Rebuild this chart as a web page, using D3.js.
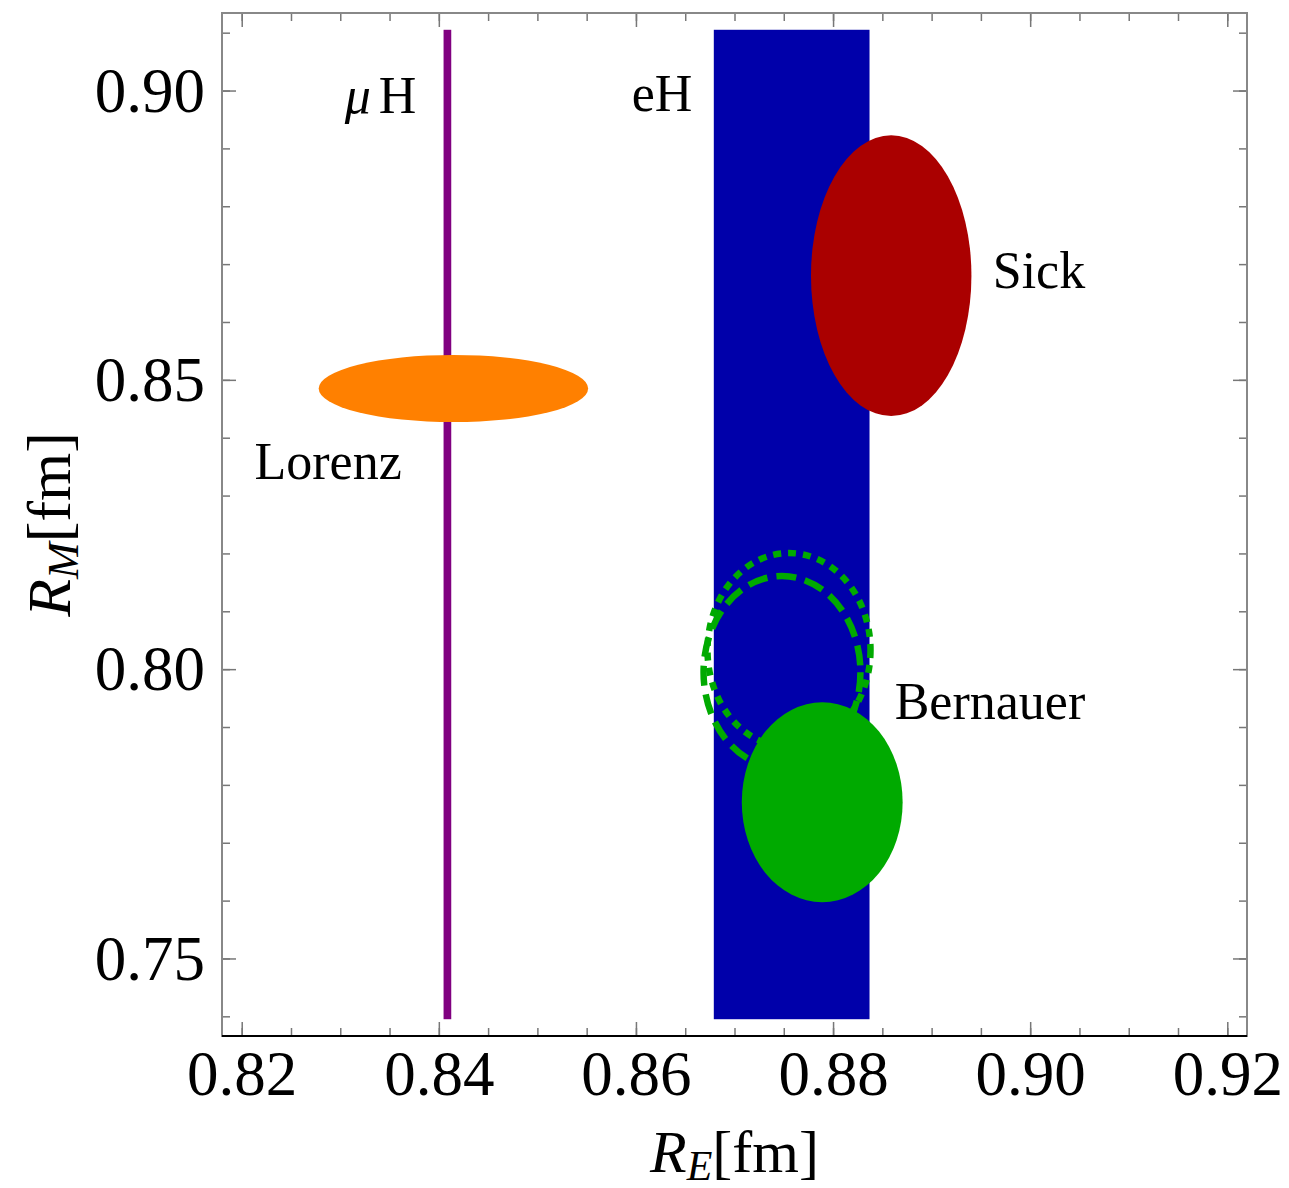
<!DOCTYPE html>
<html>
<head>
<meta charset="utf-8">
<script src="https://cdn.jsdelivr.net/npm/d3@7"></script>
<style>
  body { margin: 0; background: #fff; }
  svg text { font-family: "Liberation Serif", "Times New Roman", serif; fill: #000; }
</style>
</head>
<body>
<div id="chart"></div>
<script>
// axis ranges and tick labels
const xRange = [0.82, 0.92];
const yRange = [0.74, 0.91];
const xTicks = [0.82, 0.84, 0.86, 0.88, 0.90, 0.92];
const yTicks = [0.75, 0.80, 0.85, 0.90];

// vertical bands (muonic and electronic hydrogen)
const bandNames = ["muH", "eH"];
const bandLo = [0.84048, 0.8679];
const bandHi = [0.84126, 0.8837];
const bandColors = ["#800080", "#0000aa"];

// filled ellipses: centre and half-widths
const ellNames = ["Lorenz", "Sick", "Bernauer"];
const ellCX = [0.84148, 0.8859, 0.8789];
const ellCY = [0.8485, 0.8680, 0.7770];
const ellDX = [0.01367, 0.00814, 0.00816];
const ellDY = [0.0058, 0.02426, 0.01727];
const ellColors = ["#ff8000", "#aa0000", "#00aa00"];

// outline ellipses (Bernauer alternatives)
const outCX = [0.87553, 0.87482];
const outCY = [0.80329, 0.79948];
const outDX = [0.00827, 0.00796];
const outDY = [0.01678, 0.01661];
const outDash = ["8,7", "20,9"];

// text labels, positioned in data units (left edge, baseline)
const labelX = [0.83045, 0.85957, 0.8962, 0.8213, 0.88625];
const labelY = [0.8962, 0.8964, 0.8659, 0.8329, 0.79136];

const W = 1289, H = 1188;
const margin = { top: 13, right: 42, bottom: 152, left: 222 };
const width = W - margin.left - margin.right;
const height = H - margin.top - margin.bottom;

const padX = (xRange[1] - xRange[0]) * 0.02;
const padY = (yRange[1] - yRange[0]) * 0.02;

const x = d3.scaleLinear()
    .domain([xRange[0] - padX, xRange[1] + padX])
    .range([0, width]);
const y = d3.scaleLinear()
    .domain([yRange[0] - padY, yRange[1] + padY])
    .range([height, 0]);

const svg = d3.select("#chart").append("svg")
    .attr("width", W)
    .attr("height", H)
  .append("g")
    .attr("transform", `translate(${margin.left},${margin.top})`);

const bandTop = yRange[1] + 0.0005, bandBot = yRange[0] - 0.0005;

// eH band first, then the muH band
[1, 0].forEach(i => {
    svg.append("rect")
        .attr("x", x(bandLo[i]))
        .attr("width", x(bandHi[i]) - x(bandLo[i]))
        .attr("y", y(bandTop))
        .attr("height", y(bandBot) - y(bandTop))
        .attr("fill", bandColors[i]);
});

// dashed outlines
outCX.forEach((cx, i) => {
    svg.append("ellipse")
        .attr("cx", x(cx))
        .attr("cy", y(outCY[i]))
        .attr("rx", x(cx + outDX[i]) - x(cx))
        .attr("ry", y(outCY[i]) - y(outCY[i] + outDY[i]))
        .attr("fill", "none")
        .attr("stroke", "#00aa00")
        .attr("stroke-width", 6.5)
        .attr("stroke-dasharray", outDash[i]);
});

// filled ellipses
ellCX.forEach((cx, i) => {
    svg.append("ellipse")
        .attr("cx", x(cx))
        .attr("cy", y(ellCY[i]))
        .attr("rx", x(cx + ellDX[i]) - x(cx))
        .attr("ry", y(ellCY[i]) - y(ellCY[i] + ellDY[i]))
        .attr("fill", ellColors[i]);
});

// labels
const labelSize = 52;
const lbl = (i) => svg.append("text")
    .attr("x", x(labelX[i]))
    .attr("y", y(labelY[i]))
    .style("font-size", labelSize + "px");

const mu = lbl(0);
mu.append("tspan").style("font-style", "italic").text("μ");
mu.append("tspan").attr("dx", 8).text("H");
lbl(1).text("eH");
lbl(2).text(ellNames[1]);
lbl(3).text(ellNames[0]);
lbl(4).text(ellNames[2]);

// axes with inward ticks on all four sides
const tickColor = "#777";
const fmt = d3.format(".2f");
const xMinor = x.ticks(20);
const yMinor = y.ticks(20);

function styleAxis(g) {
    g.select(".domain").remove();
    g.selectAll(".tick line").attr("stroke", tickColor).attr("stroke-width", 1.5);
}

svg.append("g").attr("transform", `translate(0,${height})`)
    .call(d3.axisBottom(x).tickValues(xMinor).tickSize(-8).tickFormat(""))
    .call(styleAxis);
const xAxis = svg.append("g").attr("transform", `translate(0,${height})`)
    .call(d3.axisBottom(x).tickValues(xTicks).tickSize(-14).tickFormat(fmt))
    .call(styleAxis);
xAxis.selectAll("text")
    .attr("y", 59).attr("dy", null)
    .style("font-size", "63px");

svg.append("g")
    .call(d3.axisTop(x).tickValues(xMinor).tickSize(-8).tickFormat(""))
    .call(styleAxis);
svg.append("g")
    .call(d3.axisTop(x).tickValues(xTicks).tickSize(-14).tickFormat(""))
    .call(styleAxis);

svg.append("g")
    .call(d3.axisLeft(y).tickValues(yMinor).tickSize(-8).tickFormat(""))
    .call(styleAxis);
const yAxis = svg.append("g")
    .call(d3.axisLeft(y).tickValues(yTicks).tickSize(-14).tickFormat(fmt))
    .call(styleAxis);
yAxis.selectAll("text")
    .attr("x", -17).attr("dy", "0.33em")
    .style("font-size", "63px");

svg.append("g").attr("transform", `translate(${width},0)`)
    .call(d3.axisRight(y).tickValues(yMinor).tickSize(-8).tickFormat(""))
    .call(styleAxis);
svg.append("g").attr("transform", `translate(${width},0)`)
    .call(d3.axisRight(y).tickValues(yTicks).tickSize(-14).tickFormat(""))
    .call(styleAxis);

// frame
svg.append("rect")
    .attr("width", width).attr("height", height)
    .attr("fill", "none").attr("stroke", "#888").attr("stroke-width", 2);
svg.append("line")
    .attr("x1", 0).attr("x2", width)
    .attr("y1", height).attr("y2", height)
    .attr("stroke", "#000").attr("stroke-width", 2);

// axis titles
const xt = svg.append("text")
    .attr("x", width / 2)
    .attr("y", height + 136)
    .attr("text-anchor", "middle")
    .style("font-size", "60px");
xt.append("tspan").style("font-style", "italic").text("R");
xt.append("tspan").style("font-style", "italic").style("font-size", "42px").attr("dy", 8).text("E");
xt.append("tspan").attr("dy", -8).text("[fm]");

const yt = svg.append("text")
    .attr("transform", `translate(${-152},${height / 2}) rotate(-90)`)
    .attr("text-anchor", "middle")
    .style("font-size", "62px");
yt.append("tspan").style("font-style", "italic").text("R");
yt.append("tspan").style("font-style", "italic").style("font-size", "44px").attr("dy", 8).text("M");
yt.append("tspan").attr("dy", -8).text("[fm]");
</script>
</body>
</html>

....

Aim of the exercise –
Each line above is to be copied verbatim. Drop any image from the copy.

The output –
Rebuild this chart as a web page, using D3.js.
<!DOCTYPE html>
<html>
<head>
<meta charset="utf-8">
<script src="https://cdn.jsdelivr.net/npm/d3@7"></script>
<style>
  body { margin: 0; background: #fff; }
  svg text { font-family: "Liberation Serif", "Times New Roman", serif; fill: #000; }
</style>
</head>
<body>
<div id="chart"></div>
<script>
// axis ranges and tick labels
const xRange = [0.82, 0.92];
const yRange = [0.74, 0.91];
const xTicks = [0.82, 0.84, 0.86, 0.88, 0.90, 0.92];
const yTicks = [0.75, 0.80, 0.85, 0.90];

// vertical bands (muonic and electronic hydrogen)
const bandNames = ["muH", "eH"];
const bandLo = [0.84048, 0.8679];
const bandHi = [0.84126, 0.8837];
const bandColors = ["#800080", "#0000aa"];

// filled ellipses: centre and half-widths
const ellNames = ["Lorenz", "Sick", "Bernauer"];
const ellCX = [0.84148, 0.8859, 0.8789];
const ellCY = [0.8485, 0.8680, 0.7770];
const ellDX = [0.01367, 0.00814, 0.00816];
const ellDY = [0.0058, 0.02426, 0.01727];
const ellColors = ["#ff8000", "#aa0000", "#00aa00"];

// outline ellipses (Bernauer alternatives)
const outCX = [0.87553, 0.87482];
const outCY = [0.80329, 0.79948];
const outDX = [0.00827, 0.00796];
const outDY = [0.01678, 0.01661];
const outDash = ["8,7", "20,9"];

// text labels, positioned in data units (left edge, baseline)
const labelX = [0.83045, 0.85957, 0.8962, 0.8213, 0.88625];
const labelY = [0.8962, 0.8964, 0.8659, 0.8329, 0.79136];

const W = 1289, H = 1188;
const margin = { top: 13, right: 42, bottom: 152, left: 222 };
const width = W - margin.left - margin.right;
const height = H - margin.top - margin.bottom;

const padX = (xRange[1] - xRange[0]) * 0.02;
const padY = (yRange[1] - yRange[0]) * 0.02;

const x = d3.scaleLinear()
    .domain([xRange[0] - padX, xRange[1] + padX])
    .range([0, width]);
const y = d3.scaleLinear()
    .domain([yRange[0] - padY, yRange[1] + padY])
    .range([height, 0]);

const svg = d3.select("#chart").append("svg")
    .attr("width", W)
    .attr("height", H)
  .append("g")
    .attr("transform", `translate(${margin.left},${margin.top})`);

const bandTop = yRange[1] + 0.0005, bandBot = yRange[0] - 0.0005;

// eH band first, then the muH band
[1, 0].forEach(i => {
    svg.append("rect")
        .attr("x", x(bandLo[i]))
        .attr("width", x(bandHi[i]) - x(bandLo[i]))
        .attr("y", y(bandTop))
        .attr("height", y(bandBot) - y(bandTop))
        .attr("fill", bandColors[i]);
});

// dashed outlines
outCX.forEach((cx, i) => {
    svg.append("ellipse")
        .attr("cx", x(cx))
        .attr("cy", y(outCY[i]))
        .attr("rx", x(cx + outDX[i]) - x(cx))
        .attr("ry", y(outCY[i]) - y(outCY[i] + outDY[i]))
        .attr("fill", "none")
        .attr("stroke", "#00aa00")
        .attr("stroke-width", 6.5)
        .attr("stroke-dasharray", outDash[i]);
});

// filled ellipses
ellCX.forEach((cx, i) => {
    svg.append("ellipse")
        .attr("cx", x(cx))
        .attr("cy", y(ellCY[i]))
        .attr("rx", x(cx + ellDX[i]) - x(cx))
        .attr("ry", y(ellCY[i]) - y(ellCY[i] + ellDY[i]))
        .attr("fill", ellColors[i]);
});

// labels
const labelSize = 52;
const lbl = (i) => svg.append("text")
    .attr("x", x(labelX[i]))
    .attr("y", y(labelY[i]))
    .style("font-size", labelSize + "px");

const mu = lbl(0);
mu.append("tspan").style("font-style", "italic").text("μ");
mu.append("tspan").attr("dx", 8).text("H");
lbl(1).text("eH");
lbl(2).text(ellNames[1]);
lbl(3).text(ellNames[0]);
lbl(4).text(ellNames[2]);

// axes with inward ticks on all four sides
const tickColor = "#777";
const fmt = d3.format(".2f");
const xMinor = x.ticks(20);
const yMinor = y.ticks(20);

function styleAxis(g) {
    g.select(".domain").remove();
    g.selectAll(".tick line").attr("stroke", tickColor).attr("stroke-width", 1.5);
}

svg.append("g").attr("transform", `translate(0,${height})`)
    .call(d3.axisBottom(x).tickValues(xMinor).tickSize(-8).tickFormat(""))
    .call(styleAxis);
const xAxis = svg.append("g").attr("transform", `translate(0,${height})`)
    .call(d3.axisBottom(x).tickValues(xTicks).tickSize(-14).tickFormat(fmt))
    .call(styleAxis);
xAxis.selectAll("text")
    .attr("y", 59).attr("dy", null)
    .style("font-size", "63px");

svg.append("g")
    .call(d3.axisTop(x).tickValues(xMinor).tickSize(-8).tickFormat(""))
    .call(styleAxis);
svg.append("g")
    .call(d3.axisTop(x).tickValues(xTicks).tickSize(-14).tickFormat(""))
    .call(styleAxis);

svg.append("g")
    .call(d3.axisLeft(y).tickValues(yMinor).tickSize(-8).tickFormat(""))
    .call(styleAxis);
const yAxis = svg.append("g")
    .call(d3.axisLeft(y).tickValues(yTicks).tickSize(-14).tickFormat(fmt))
    .call(styleAxis);
yAxis.selectAll("text")
    .attr("x", -17).attr("dy", "0.33em")
    .style("font-size", "63px");

svg.append("g").attr("transform", `translate(${width},0)`)
    .call(d3.axisRight(y).tickValues(yMinor).tickSize(-8).tickFormat(""))
    .call(styleAxis);
svg.append("g").attr("transform", `translate(${width},0)`)
    .call(d3.axisRight(y).tickValues(yTicks).tickSize(-14).tickFormat(""))
    .call(styleAxis);

// frame
svg.append("rect")
    .attr("width", width).attr("height", height)
    .attr("fill", "none").attr("stroke", "#888").attr("stroke-width", 2);
svg.append("line")
    .attr("x1", 0).attr("x2", width)
    .attr("y1", height).attr("y2", height)
    .attr("stroke", "#000").attr("stroke-width", 2);

// axis titles
const xt = svg.append("text")
    .attr("x", width / 2)
    .attr("y", height + 136)
    .attr("text-anchor", "middle")
    .style("font-size", "60px");
xt.append("tspan").style("font-style", "italic").text("R");
xt.append("tspan").style("font-style", "italic").style("font-size", "42px").attr("dy", 8).text("E");
xt.append("tspan").attr("dy", -8).text("[fm]");

const yt = svg.append("text")
    .attr("transform", `translate(${-152},${height / 2}) rotate(-90)`)
    .attr("text-anchor", "middle")
    .style("font-size", "62px");
yt.append("tspan").style("font-style", "italic").text("R");
yt.append("tspan").style("font-style", "italic").style("font-size", "44px").attr("dy", 8).text("M");
yt.append("tspan").attr("dy", -8).text("[fm]");
</script>
</body>
</html>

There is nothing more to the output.